The two of them ramped up publicity efforts on social media, including getting their parents and friends to share it with others from across the globe. In the second week, Explorexa saw a spike in sign-ups.
“That actually filled us with a lot of confidence,” Arsh said, adding that they thought it would be at least a month before interest picked up. “It just inspired us to do more work, putting in as much effort as we can during this (COVID-19) season.”
A few weeks in, Mihika said she is “pretty proud” of the feedback so far, although she encouraged more parents and students to give reviews. Students can also suggest what lessons they would like to see.
Still, Arsh expects to see a dip in sign-ups when COVID-19 restrictions are eventually lifted, but insisted that they will continue to run Explorexa. The platform, like learning through YouTube videos, will remain relevant, he predicted.
Nevertheless, Mihika and Arsh admitted that it is a lot of work. They have to search for new instructors and activities, sit in for lessons to ensure everything runs smoothly, respond to feedback and manage the social media accounts.
Mihika is optimistic as the lessons are usually conducted after school or on weekends. If things start to get really hectic, she plans to get more volunteers on board. Some of her friends have already expressed interest.
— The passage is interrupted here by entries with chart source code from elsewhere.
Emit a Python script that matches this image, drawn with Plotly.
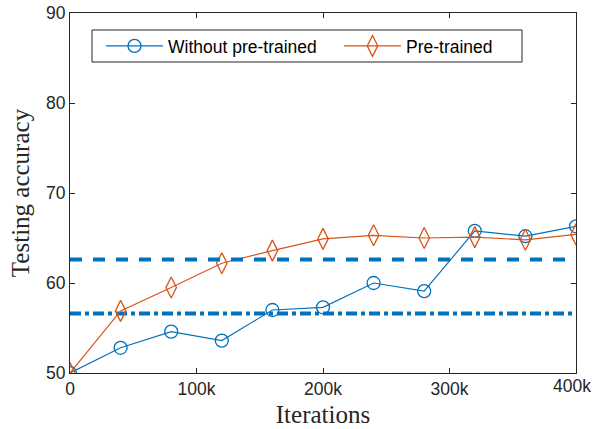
import plotly.graph_objects as go

iters = [0, 40000, 80000, 120000, 160000, 200000, 240000, 280000, 320000, 360000, 400000]
without_pre = [50.0, 52.8, 54.6, 53.6, 57.0, 57.3, 60.0, 59.1, 65.8, 65.2, 66.3]
pre_trained = [50.0, 56.9, 59.5, 62.2, 63.6, 64.9, 65.3, 65.0, 65.1, 64.8, 65.4]
ref_x = [0, 400000]
ref_dash = [62.6, 62.6]
ref_dashdot = [56.6, 56.6]
xtick_vals = [0, 100000, 200000, 300000, 400000]
xtick_text = ["0", "100k", "200k", "300k", "400k"]
ytick_vals = [50, 60, 70, 80, 90]

BLUE = "#0072BD"
ORANGE = "#D95319"
SANS = "Liberation Sans, Arial"
SERIF = "Liberation Serif, Times New Roman"

L, R, T, B = 70, 16, 13, 56
PW, PH = 592 - L - R, 429 - T - B

fig = go.Figure()
fig.add_trace(go.Scatter(x=ref_x, y=ref_dash, mode="lines", showlegend=False, xaxis="x2",
                         line=dict(color=BLUE, width=4, dash="12px,11px")))
fig.add_trace(go.Scatter(x=ref_x, y=ref_dashdot, mode="lines", showlegend=False,
                         line=dict(color=BLUE, width=4, dash="11px,4px,4px,4px")))
fig.add_trace(go.Scatter(x=iters, y=without_pre, mode="lines+markers", name="Without pre-trained",
                         legendwidth=166,
                         line=dict(color=BLUE, width=1.2),
                         marker=dict(symbol="circle-open", size=13, color=BLUE, line=dict(width=1.3))))
fig.add_trace(go.Scatter(x=iters, y=pre_trained, mode="lines+markers", name="Pre-trained",
                         line=dict(color=ORANGE, width=1.2),
                         marker=dict(symbol="diamond-tall-open", size=15, color=ORANGE, line=dict(width=1.3))))

tickfont = dict(family=SANS, size=17.5, color="#262626")
axis_common = dict(showline=True, linecolor="#262626", linewidth=1, mirror="ticks",
                   ticks="inside", ticklen=5, tickcolor="#262626", showgrid=False, zeroline=False,
                   automargin=False, ticklabeloverflow="allow", tickfont=tickfont)

fig.update_layout(
    width=592, height=429,
    margin=dict(l=L, r=R, t=T, b=B),
    paper_bgcolor="white", plot_bgcolor="white",
    xaxis=dict(range=[0, 400000], tickvals=xtick_vals,
               ticktext=xtick_text[:-1] + [""],
               title=dict(text="Iterations", font=dict(family=SERIF, size=25, color="#262626"), standoff=7),
               **axis_common),
    xaxis2=dict(range=[0, 400000], overlaying="x", side="bottom", anchor="y",
                tickvals=xtick_vals[-1:], ticktext=xtick_text[-1:], ticks="", showline=False,
                showgrid=False, zeroline=False, automargin=False, ticklabelshift=-4,
                ticklabeloverflow="allow", tickfont=tickfont),
    yaxis=dict(range=[50, 90], tickvals=ytick_vals,
               title=dict(text="Testing accuracy", font=dict(family=SERIF, size=25, color="#262626"), standoff=9),
               **axis_common),
    legend=dict(orientation="h", x=(101 - L) / PW, y=(373 - 46) / PH, xanchor="left", yanchor="middle",
                borderwidth=0, bgcolor="rgba(0,0,0,0)",
                font=dict(family=SANS, size=17.5, color="black"),
                itemwidth=57),
    shapes=[dict(type="rect", xref="paper", yref="paper",
                 x0=(92 - L) / PW, x1=(522 - L) / PW,
                 y0=(373 - 62) / PH, y1=(373 - 30) / PH,
                 line=dict(color="#262626", width=1), fillcolor="white", layer="below")],
)

fig.write_html("out.html", config={"displayModeBar": False},
               post_script="document.body.style.margin='0';")
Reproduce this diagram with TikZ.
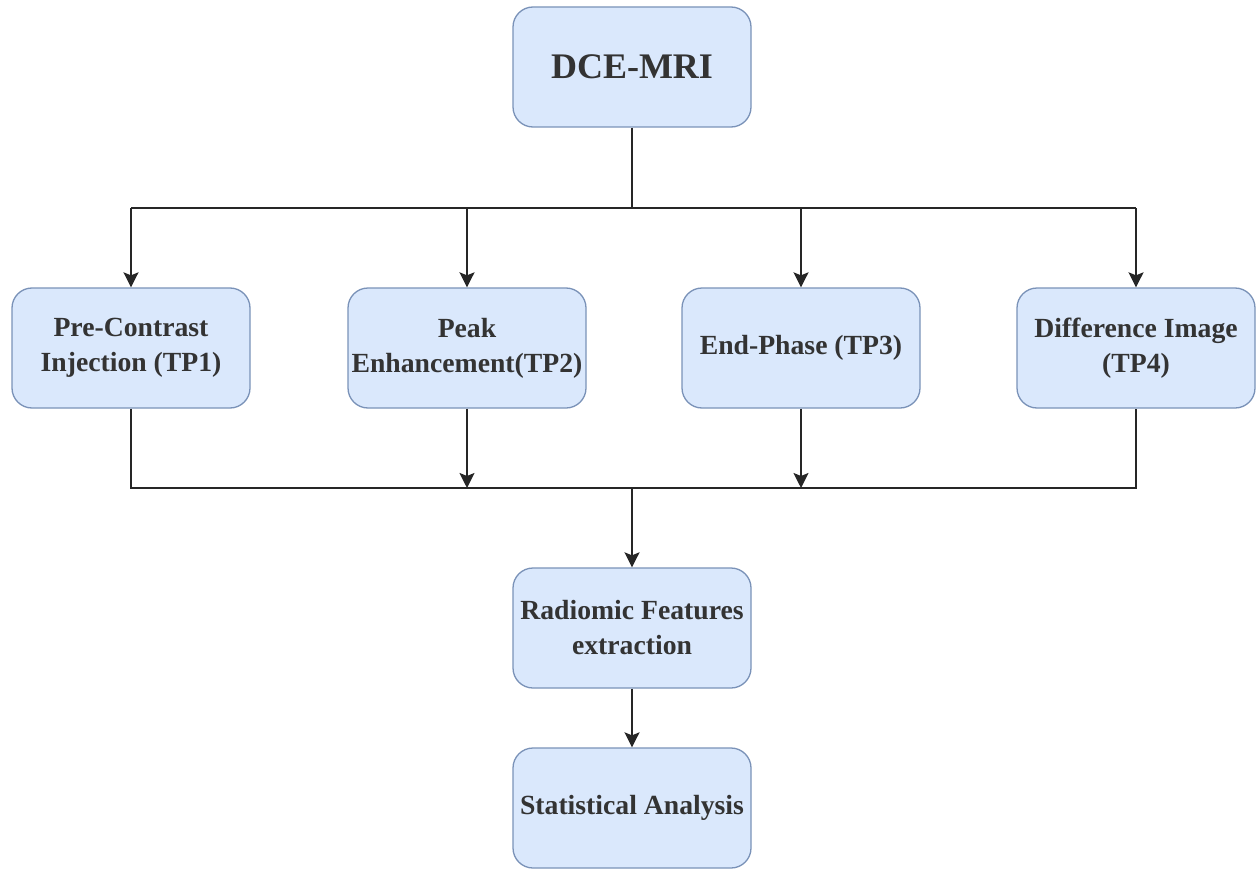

“We can launch clubs in our school where people can actually volunteer to help us maintain the website,” Arsh said.
Nevertheless, the pair have lofty ambitions for Explorexa. They are currently working on issuing certificates to instructors, and finding more variations of popular activities like arts and sports.
This includes introducing lesser-known sports like rounders, which is similar to baseball.
Down the road, they hope to launch an Explorexa app and a one-to-one tutoring function for subjects taught in school. They also discussed adding in-depth “masterclasses” taught by older and more seasoned instructors.
But one thing will remain constant: That the platform is free to use.
“For starters, we definitely hope to grow in Singapore and neighbouring Southeast Asian countries, as I know they've been hugely affected (by COVID-19),” Mihika said, adding that the aim is to get as many students as possible.
“I think the main goal of what we believe is that we need to keep it free, because the main goal is just to help out kids, it's never to make a profit.”